After the concours, the 8Cs will head to Coeur d’Alene, Idaho, to begin a special 1,000-mile Tour of the Rockies organized by Alfa enthusiast and 8C owner Tom Price of Belvedere, Calif. The tour will take them up to British Columbia and Alberta, Canada, through Glacier National Park and along Going-to-the-Sun Road before concluding in Whitefish Lake, Montana. The 8C faithful have done such tours before, every three years or so, but Mr. Price notes, with sadness, that this will likely be the last one.
It is rather mind-boggling, given the seven-figure values attached to an 8C these days, that owners are willing to put them through such a grueling event. But the car has proven more than equal to the task. An 8C, entered in almost any kind of tribute rally such as the Mille Miglia, is still usually the car to beat.
The 8C has a well-deserved reputation as the ultimate race car of its time. Vittorio Jano, Alfa’s chief engineer in the 1930s, designed its potent, supercharged, 8-cylinder engine, which came in 2300, 2600 and 2900 cc versions; a long straight exhaust pipe gave the engine a sound like that of a fighter plane (not surprisingly, it was also adapted to aviation use).
As someone who has had the privilege of being behind the wheel of one, I can tell you that piloting an 8C is an unforgettable, visceral, exhilarating driving experience. As my co-driver David Gooding so eloquently put it afterward, “Every time I drive one of these, I tell people they make me feel like a Greek god. Like I can throw lightning bolts from my fingers. They are pure magic.”

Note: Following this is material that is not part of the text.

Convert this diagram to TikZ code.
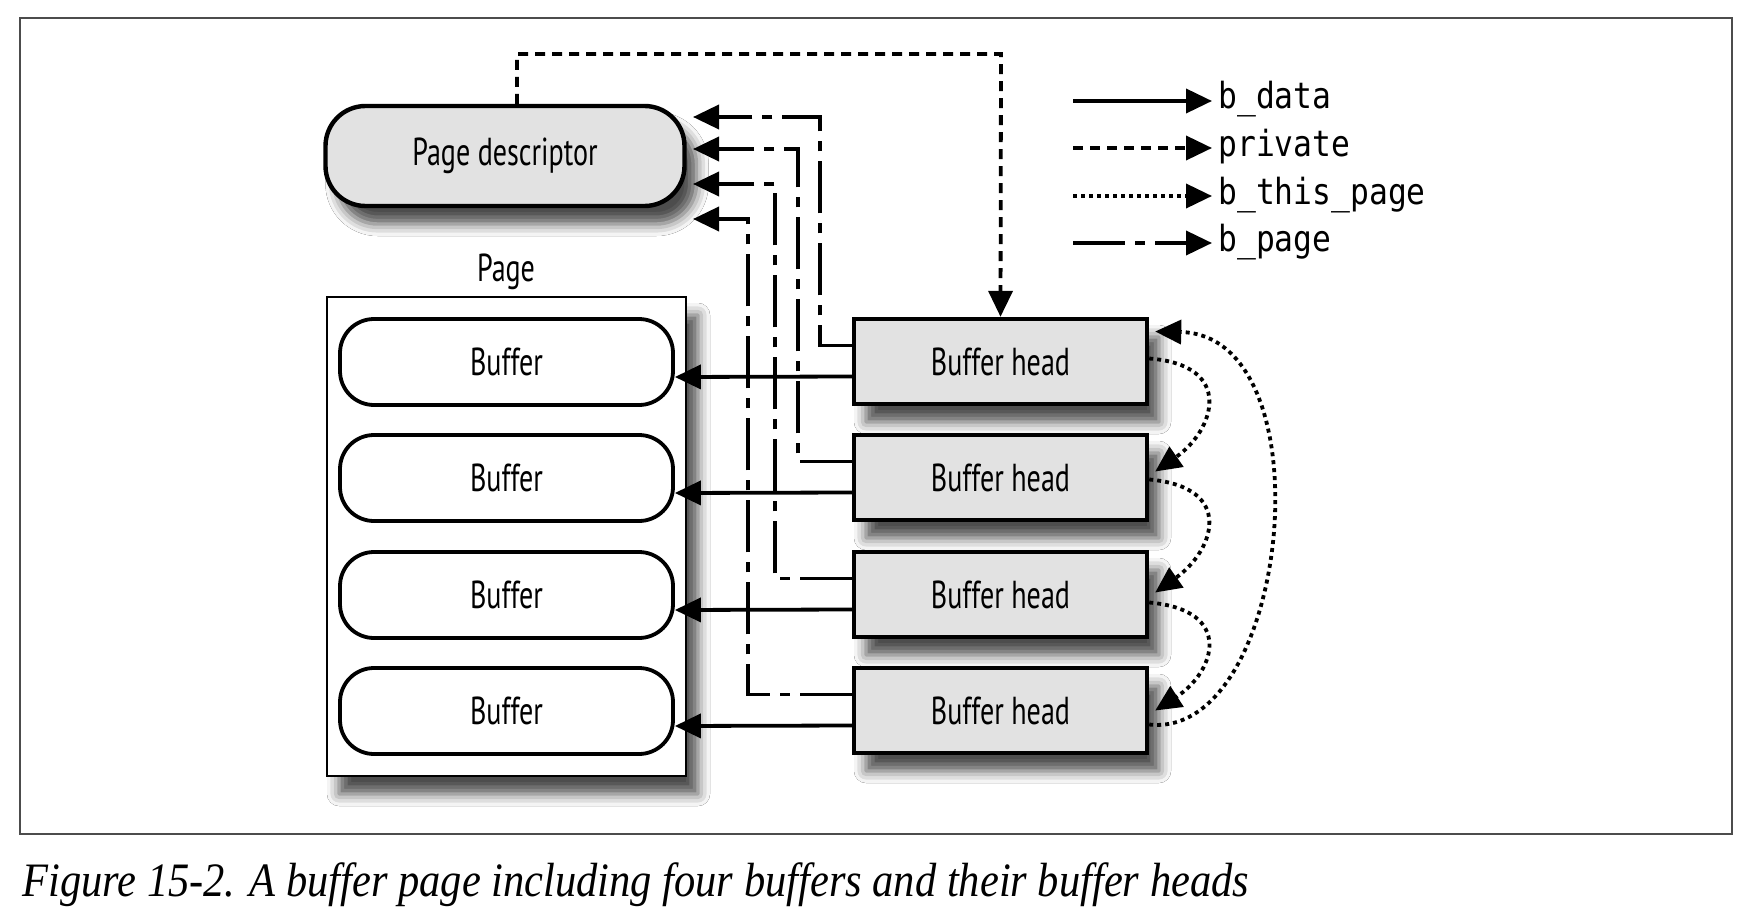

The Alfa Romeo 8C had an auspicious racing debut. It won three straight grueling Targa Florio rallies in Sicily, 1931-1933. It won the 24 hours of Le Mans four years in a row, 1931-1934. It not only won its first time out in the infamous 1,000-mile Italian street race, the Mille Miglia; it ultimately won it seven times in a row, 1932-1938 (plus 1947, after a break for World War II, for good measure)! It also won the Monaco Grand Prix, the Italian Grand Prix at Monza and the Spa 24 Hours.
Despite its popularity, only 188 Alfa 8Cs were manufactured with the 2300 cc engine between 1931 and 1934 and another 42 cars with the more powerful 2900 cc engine between 1935 and 1939. It was something of a beast as a street machine, and only a driver with an exceptional level of skill could master the 8C’s potential.
“If pressed to choose just one collector car, many car guys would opt for an Alfa Romeo 8C,” said Sandra Button, the concours chairwoman. “These cars offer both style and performance, and many have a stellar racing history. They are to be revered, but they also beg to be used and enjoyed.”
The Pebble Beach gathering could be the first and last time so many come together in one place.